No sooner was it known that I had forsaken Trenck than General Count Lowenwalde, his most ardent enemy, and president of the first council of war, by which he had been condemned, desired to speak to me, promised every sort of good fortune and protection, if I would discover what means had secretly been employed in the revision of the process; and went so far as to offer me four thousand florins if I would aid the prosecution against my cousin. Here I learned the influence of villains in power, and the injustice of judges at Vienna. The proposal I rejected with disdain, and rather determined to seek my fortune in the East Indies than continue in a country where, under the best of Queens, the most loyal of subjects, and first of soldiers, might be rendered miserable by interested, angry, and corrupt courtiers. Certain it is, as I now can prove, though the bitterest of my enemies, and whose conduct towards me merited my whole resentment, he was the best soldier in the Austrian army, had been liberal of his blood and fortune in the Imperial service, and would still so have continued had not his wealth, and his contempt for Weber and Lowenwalde put him in the power of those wretches who were the avowed enemies of courage and patriotism, and who only could maintain their authority, and sate their thirst of gain, by the base and wicked arts of courts. Had my cousin shared the plunder of the war among these men, he had not fallen the martyr of their intrigues, and died in the Spielberg. His accusers were, generally, unprincipled men of ruined fortunes, and so insufficient were their accusations that a useful member of society ought not, for any or all of them, to have suffered an hour's imprisonment.

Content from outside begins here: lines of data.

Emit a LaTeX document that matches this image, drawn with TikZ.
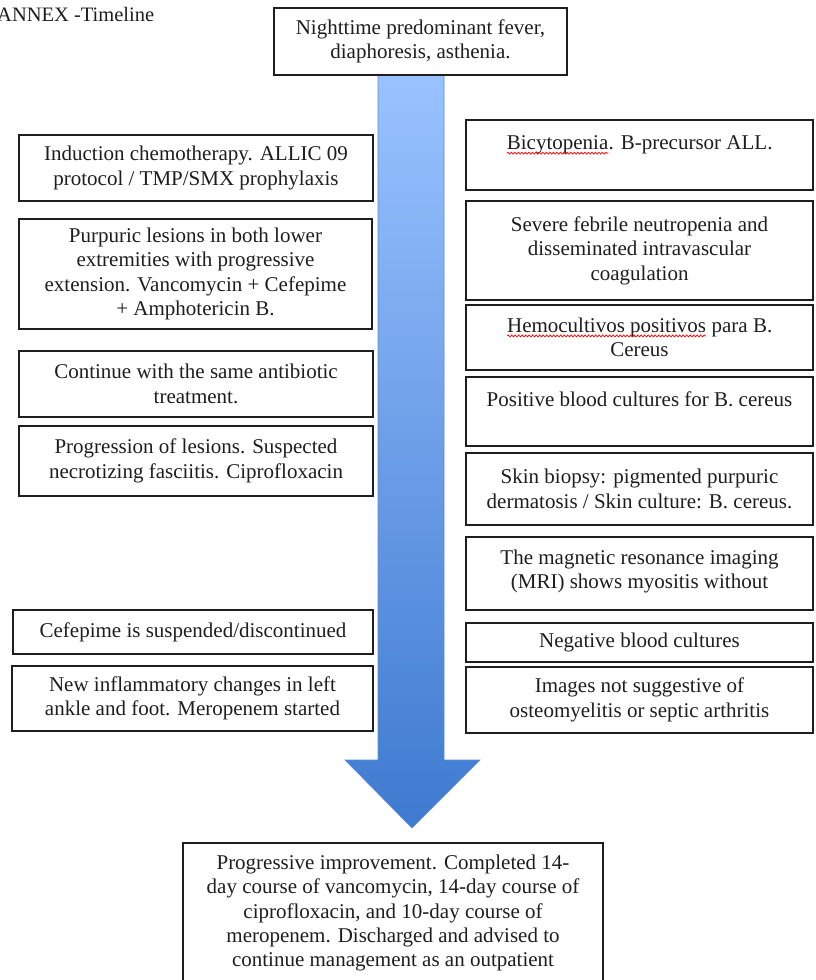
\documentclass[tikz,border=0pt]{standalone}
\usepackage{fontspec}
\setmainfont{Liberation Serif}
\usetikzlibrary{decorations.pathmorphing}
\newcommand\spellwave[1]{\tikz[baseline=(sw.base)]{\node[draw=none, fill=none, minimum width=0pt, minimum height=0pt,
    inner sep=0pt, outer sep=0pt, align=left] (sw) {#1};
  \draw[red, line width=0.7pt, decorate, decoration={snake, amplitude=1pt, segment length=3.5pt}]
    ([yshift=-3.5pt]sw.base west) -- ([yshift=-3.5pt]sw.base east);}}
\definecolor{arrowtop}{RGB}{153,194,255}
\definecolor{arrowbot}{RGB}{62,122,208}
\definecolor{arrowedge}{RGB}{90,140,215}
\definecolor{ink}{RGB}{30,30,30}
\tikzset{
  box/.style={draw=ink, line width=1.4pt, align=center, text=ink,
    font=\fontsize{21}{24.5}\selectfont, inner sep=0pt},
}
\begin{document}
\begin{tikzpicture}[x=1pt,y=-1pt]
\useasboundingbox (0,0) rectangle (815,980);
\clip (0,0) rectangle (815,980);
\fill[white] (0,0) rectangle (815,980);

% title
\node[anchor=west, inner sep=0pt, text=ink, font=\fontsize{20.5}{24}\selectfont] (title) at (-3,14) {ANNEX -Timeline};

% arrow
\shade[top color=arrowtop, bottom color=arrowbot, draw=arrowedge, line width=0.6pt]
  (378,75) -- (444,75) -- (444,760) -- (480,760) -- (412,828) -- (345,760) -- (378,760) -- cycle;

% top box
\node[box, fill=white, minimum width=293, minimum height=67] (top) at (420.5,41.5)
  {Nighttime predominant fever,\\ diaphoresis, asthenia.};

% left column
\node[box, minimum width=354, minimum height=66] (l1) at (196,168)
  {Induction chemotherapy. ALLIC 09\\ protocol / TMP/SMX prophylaxis};
\node[box, minimum width=353, minimum height=110] (l2) at (195.5,274)
  {Purpuric lesions in both lower\\ extremities with progressive\\ extension. Vancomycin + Cefepime\\ + Amphotericin B.};
\node[box, minimum width=354, minimum height=66] (l3) at (196,384)
  {Continue with the same antibiotic\\ treatment.};
\node[box, minimum width=354, minimum height=70] (l4) at (196,461)
  {Progression of lesions. Suspected\\ necrotizing fasciitis. Ciprofloxacin};
\node[box, minimum width=360, minimum height=44] (l5) at (193,632)
  {Cefepime is suspended/discontinued};
\node[box, minimum width=361, minimum height=65] (l6) at (192.5,698.5)
  {New inflammatory changes in left\\ ankle and foot. Meropenem started};

% right column
\node[box, minimum width=347, minimum height=70] (r1) at (639.5,155)
  {\spellwave{Bicytopenia}. B-precursor ALL.\\ \mbox{}};
\node[box, minimum width=347, minimum height=99] (r2) at (639.5,250.5)
  {Severe febrile neutropenia and\\ disseminated intravascular\\ coagulation};
\node[box, minimum width=347, minimum height=65] (r3) at (639.5,337.5)
  {\spellwave{Hemocultivos positivos} para B.\\ Cereus};
\node[box, minimum width=347, minimum height=69] (r4) at (639.5,411.5)
  {Positive blood cultures for B. cereus\\ \mbox{}};
\node[box, minimum width=347, minimum height=72] (r5) at (639.5,489)
  {Skin biopsy: pigmented purpuric\\ dermatosis / Skin culture: B. cereus.};
\node[box, minimum width=347, minimum height=73] (r6) at (639.5,573.5)
  {The magnetic resonance imaging\\ (MRI) shows myositis without\\[-16pt] \mbox{}};
\node[box, minimum width=347, minimum height=39] (r7) at (639.5,642.5)
  {Negative blood cultures};
\node[box, minimum width=347, minimum height=66] (r8) at (639.5,700)
  {Images not suggestive of\\ osteomyelitis or septic arthritis};

% bottom box
\node[box, minimum width=420, minimum height=140, font=\fontsize{21}{24.25}\selectfont] (bottom) at (393,913)
  {Progressive improvement. Completed 14-\\ day course of vancomycin, 14-day course of\\ ciprofloxacin, and 10-day course of\\ meropenem. Discharged and advised to\\ continue management as an outpatient};
\end{tikzpicture}
\end{document}
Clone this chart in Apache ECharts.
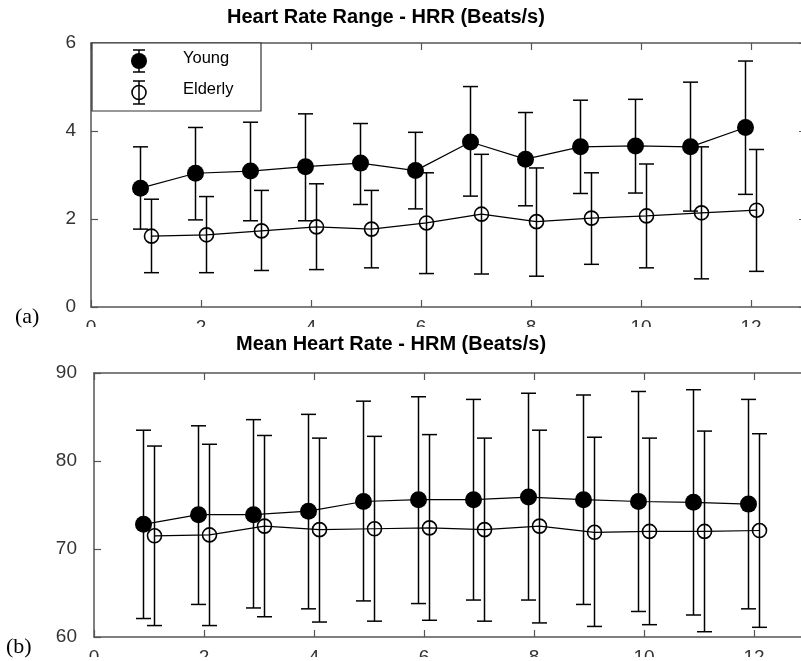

Being fully informed, both of all the circumstances of the prosecution and the inmost secrets of his heart, justice requires Ishould thus publicly declare this truth and vindicate his memory.

While living he was my bitterest enemy, and even though dead, was the cause of all my future sufferings; therefore the account I shall give of him will certainly be the less liable to suspicion, where Ishall show that he, as well as myself, deserved better of Austria.

I was resolved forever to forsake Vienna. The friends of Trenck all became distrustful of him because of his ingratitude to me. Prince Charles still endeavoured to persuade me to a reconciliation, and gave me a letter of recommendation to General Brown, who then commanded the Imperial army in Italy. But more anxious of going to India, I left Vienna in August, 1748, desirous of owing no obligation to that city or its inhabitants, and went for Holland.